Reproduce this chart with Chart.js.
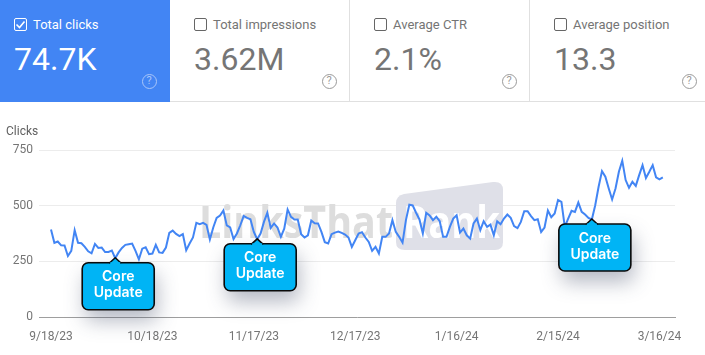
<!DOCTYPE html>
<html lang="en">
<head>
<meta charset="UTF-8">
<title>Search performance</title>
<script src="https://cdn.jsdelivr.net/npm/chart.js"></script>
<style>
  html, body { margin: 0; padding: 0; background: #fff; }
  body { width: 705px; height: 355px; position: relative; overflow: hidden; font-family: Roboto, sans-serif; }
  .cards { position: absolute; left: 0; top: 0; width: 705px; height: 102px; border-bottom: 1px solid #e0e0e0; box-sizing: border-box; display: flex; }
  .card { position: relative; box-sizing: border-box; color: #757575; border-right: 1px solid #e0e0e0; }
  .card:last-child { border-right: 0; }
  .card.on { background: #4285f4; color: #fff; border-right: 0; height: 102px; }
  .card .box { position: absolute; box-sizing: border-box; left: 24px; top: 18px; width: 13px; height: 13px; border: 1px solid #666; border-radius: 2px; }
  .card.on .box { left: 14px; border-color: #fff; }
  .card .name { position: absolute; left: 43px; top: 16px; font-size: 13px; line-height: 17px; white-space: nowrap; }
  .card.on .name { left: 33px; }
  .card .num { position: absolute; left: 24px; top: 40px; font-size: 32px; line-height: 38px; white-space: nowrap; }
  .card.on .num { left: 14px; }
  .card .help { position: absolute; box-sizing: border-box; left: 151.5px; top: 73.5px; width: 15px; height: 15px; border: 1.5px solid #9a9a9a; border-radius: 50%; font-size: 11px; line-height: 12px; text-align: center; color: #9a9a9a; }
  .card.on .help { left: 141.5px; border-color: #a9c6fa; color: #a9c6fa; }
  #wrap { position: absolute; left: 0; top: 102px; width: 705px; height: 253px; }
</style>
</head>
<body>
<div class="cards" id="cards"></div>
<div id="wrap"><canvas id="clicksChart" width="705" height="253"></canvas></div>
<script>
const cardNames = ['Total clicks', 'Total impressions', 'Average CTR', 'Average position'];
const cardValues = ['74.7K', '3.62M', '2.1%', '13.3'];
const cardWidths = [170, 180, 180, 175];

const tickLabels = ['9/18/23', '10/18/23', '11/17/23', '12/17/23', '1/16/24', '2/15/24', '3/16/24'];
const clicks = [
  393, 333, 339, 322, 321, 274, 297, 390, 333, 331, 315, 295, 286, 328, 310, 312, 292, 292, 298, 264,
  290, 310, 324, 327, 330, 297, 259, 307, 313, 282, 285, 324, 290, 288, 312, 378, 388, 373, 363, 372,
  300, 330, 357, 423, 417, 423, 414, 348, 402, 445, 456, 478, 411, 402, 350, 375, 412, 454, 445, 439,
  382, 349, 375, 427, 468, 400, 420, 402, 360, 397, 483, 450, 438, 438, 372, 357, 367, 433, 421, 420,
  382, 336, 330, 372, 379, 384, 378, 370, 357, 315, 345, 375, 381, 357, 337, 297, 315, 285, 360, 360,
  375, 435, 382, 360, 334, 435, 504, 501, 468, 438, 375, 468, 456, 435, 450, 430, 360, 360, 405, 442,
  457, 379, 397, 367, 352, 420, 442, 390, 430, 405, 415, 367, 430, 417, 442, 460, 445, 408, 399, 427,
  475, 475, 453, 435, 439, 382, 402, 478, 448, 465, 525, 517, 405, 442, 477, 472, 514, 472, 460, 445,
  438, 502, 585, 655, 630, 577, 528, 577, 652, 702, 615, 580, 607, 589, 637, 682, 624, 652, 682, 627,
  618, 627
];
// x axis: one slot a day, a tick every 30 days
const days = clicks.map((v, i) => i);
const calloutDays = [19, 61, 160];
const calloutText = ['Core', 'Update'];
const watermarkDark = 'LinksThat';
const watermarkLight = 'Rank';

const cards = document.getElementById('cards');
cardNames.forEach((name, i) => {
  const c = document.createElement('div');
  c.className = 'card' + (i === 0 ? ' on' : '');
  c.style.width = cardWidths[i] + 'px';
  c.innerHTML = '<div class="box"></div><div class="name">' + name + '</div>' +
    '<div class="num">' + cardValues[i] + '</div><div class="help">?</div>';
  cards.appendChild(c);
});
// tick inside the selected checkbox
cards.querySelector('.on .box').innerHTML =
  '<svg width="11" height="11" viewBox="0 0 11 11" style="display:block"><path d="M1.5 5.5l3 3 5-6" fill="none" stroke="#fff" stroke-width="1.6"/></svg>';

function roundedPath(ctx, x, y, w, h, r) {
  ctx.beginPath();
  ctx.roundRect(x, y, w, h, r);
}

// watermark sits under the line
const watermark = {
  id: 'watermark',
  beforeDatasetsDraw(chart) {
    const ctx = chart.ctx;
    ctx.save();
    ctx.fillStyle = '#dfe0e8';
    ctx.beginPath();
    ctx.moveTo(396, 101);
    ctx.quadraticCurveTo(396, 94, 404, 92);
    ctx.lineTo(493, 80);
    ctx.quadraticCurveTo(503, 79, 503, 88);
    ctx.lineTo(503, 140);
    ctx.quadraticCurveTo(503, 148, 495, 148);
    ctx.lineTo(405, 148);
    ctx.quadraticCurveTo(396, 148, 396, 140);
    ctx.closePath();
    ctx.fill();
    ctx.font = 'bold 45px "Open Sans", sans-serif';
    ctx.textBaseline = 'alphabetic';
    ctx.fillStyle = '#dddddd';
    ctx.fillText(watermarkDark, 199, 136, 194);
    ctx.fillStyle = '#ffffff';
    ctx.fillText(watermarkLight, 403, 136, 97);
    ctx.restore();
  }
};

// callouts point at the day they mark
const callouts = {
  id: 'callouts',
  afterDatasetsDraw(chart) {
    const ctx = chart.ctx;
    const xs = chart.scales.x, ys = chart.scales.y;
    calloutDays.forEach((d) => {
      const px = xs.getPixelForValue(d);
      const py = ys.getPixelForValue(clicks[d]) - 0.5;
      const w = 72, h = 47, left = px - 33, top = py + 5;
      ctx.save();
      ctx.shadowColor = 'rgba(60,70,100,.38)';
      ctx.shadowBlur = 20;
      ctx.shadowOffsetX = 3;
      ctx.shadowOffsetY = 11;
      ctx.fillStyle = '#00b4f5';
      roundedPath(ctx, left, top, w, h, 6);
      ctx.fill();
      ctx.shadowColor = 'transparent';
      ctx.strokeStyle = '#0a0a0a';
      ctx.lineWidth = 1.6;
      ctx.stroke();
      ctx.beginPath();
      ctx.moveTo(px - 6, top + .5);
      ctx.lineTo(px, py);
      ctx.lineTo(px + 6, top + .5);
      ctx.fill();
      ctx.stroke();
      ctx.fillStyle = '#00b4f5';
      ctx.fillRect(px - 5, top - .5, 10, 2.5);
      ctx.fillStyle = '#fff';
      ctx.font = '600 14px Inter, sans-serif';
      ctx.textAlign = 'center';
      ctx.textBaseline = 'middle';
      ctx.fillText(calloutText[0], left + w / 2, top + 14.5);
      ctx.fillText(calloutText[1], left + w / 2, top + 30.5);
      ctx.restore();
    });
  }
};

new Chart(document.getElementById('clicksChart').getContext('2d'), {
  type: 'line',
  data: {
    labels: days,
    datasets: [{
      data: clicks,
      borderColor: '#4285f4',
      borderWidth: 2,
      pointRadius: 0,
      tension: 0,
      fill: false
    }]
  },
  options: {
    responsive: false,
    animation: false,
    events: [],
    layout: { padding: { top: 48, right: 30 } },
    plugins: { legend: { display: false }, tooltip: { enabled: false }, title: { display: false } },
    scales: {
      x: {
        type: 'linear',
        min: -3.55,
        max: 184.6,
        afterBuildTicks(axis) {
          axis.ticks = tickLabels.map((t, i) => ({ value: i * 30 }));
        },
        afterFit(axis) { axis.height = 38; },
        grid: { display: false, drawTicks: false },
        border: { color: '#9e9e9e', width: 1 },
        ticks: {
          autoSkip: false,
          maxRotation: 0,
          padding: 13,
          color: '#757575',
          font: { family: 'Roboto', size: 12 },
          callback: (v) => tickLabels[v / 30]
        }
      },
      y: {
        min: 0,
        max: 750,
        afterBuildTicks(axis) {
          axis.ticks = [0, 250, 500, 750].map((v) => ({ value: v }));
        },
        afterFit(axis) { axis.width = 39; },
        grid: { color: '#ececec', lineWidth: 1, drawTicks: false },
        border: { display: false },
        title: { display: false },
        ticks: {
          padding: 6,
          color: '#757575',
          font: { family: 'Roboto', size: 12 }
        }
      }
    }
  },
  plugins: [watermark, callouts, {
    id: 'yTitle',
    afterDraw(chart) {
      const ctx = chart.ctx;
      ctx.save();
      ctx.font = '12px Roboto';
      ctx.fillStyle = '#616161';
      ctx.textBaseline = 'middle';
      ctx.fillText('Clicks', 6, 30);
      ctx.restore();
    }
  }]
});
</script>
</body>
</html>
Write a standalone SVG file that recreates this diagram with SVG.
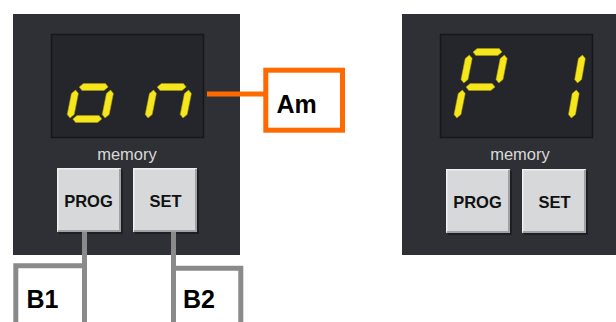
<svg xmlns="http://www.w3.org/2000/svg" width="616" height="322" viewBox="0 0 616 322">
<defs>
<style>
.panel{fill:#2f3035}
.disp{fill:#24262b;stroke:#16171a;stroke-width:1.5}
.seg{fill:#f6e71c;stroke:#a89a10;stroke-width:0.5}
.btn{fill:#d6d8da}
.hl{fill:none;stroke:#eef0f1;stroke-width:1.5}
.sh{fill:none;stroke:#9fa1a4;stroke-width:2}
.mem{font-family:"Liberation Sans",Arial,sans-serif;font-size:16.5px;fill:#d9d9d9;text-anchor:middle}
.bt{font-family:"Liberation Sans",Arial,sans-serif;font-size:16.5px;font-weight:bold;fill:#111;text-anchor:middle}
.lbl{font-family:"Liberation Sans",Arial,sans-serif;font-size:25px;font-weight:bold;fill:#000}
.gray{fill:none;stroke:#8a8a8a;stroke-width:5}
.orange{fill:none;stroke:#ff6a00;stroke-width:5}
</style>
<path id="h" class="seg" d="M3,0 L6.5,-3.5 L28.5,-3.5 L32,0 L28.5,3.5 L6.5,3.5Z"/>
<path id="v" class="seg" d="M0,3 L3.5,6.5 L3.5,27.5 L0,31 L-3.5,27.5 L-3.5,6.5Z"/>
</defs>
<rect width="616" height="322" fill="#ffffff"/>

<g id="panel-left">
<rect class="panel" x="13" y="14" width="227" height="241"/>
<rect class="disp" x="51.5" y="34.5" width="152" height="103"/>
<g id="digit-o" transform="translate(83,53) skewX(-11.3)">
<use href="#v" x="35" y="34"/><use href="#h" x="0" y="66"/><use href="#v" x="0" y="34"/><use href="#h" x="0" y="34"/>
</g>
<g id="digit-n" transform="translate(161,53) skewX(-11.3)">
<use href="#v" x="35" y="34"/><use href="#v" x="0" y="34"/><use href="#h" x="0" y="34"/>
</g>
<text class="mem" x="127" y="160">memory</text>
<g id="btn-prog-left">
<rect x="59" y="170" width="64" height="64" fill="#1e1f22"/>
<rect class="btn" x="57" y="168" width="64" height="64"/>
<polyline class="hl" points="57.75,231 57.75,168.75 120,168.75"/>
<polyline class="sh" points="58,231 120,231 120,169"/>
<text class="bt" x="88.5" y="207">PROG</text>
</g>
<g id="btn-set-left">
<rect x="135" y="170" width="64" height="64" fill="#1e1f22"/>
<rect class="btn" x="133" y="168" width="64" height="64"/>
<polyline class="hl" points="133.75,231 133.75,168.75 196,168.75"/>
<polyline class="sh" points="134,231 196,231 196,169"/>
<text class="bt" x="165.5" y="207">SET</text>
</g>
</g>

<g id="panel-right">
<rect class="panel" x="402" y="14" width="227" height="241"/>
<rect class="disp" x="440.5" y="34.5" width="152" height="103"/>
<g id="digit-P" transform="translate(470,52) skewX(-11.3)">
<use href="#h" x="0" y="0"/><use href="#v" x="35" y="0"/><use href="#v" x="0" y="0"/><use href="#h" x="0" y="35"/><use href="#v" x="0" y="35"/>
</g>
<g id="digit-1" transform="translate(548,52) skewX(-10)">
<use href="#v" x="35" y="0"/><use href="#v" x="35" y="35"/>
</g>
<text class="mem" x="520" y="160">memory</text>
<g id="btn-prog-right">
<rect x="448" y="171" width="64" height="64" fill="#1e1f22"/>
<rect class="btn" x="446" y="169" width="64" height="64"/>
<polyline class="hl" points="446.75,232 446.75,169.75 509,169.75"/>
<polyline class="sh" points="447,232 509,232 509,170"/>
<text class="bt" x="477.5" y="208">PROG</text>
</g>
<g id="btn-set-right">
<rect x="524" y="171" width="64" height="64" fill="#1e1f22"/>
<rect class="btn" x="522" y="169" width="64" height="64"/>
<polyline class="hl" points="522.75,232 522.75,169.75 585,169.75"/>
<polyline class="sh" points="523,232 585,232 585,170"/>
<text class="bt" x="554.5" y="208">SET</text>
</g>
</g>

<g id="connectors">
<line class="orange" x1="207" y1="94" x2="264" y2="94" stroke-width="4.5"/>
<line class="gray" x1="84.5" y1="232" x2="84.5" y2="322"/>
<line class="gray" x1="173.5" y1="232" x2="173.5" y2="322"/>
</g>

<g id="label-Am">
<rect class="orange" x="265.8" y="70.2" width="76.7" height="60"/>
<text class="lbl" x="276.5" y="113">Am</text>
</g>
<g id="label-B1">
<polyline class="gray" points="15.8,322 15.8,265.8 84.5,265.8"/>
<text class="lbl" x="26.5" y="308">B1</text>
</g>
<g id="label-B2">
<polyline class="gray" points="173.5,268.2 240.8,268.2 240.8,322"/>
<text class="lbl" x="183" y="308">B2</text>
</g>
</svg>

━━━━━━

• _Goal_: Return the material line for line, from its beginning to the line that contains "const cardWidths = [170, 180, 180, 175];", with the pictures left out.

• _Answer to this task_:
Reproduce this chart with Chart.js.
<!DOCTYPE html>
<html lang="en">
<head>
<meta charset="UTF-8">
<title>Search performance</title>
<script src="https://cdn.jsdelivr.net/npm/chart.js"></script>
<style>
  html, body { margin: 0; padding: 0; background: #fff; }
  body { width: 705px; height: 355px; position: relative; overflow: hidden; font-family: Roboto, sans-serif; }
  .cards { position: absolute; left: 0; top: 0; width: 705px; height: 102px; border-bottom: 1px solid #e0e0e0; box-sizing: border-box; display: flex; }
  .card { position: relative; box-sizing: border-box; color: #757575; border-right: 1px solid #e0e0e0; }
  .card:last-child { border-right: 0; }
  .card.on { background: #4285f4; color: #fff; border-right: 0; height: 102px; }
  .card .box { position: absolute; box-sizing: border-box; left: 24px; top: 18px; width: 13px; height: 13px; border: 1px solid #666; border-radius: 2px; }
  .card.on .box { left: 14px; border-color: #fff; }
  .card .name { position: absolute; left: 43px; top: 16px; font-size: 13px; line-height: 17px; white-space: nowrap; }
  .card.on .name { left: 33px; }
  .card .num { position: absolute; left: 24px; top: 40px; font-size: 32px; line-height: 38px; white-space: nowrap; }
  .card.on .num { left: 14px; }
  .card .help { position: absolute; box-sizing: border-box; left: 151.5px; top: 73.5px; width: 15px; height: 15px; border: 1.5px solid #9a9a9a; border-radius: 50%; font-size: 11px; line-height: 12px; text-align: center; color: #9a9a9a; }
  .card.on .help { left: 141.5px; border-color: #a9c6fa; color: #a9c6fa; }
  #wrap { position: absolute; left: 0; top: 102px; width: 705px; height: 253px; }
</style>
</head>
<body>
<div class="cards" id="cards"></div>
<div id="wrap"><canvas id="clicksChart" width="705" height="253"></canvas></div>
<script>
const cardNames = ['Total clicks', 'Total impressions', 'Average CTR', 'Average position'];
const cardValues = ['74.7K', '3.62M', '2.1%', '13.3'];
const cardWidths = [170, 180, 180, 175];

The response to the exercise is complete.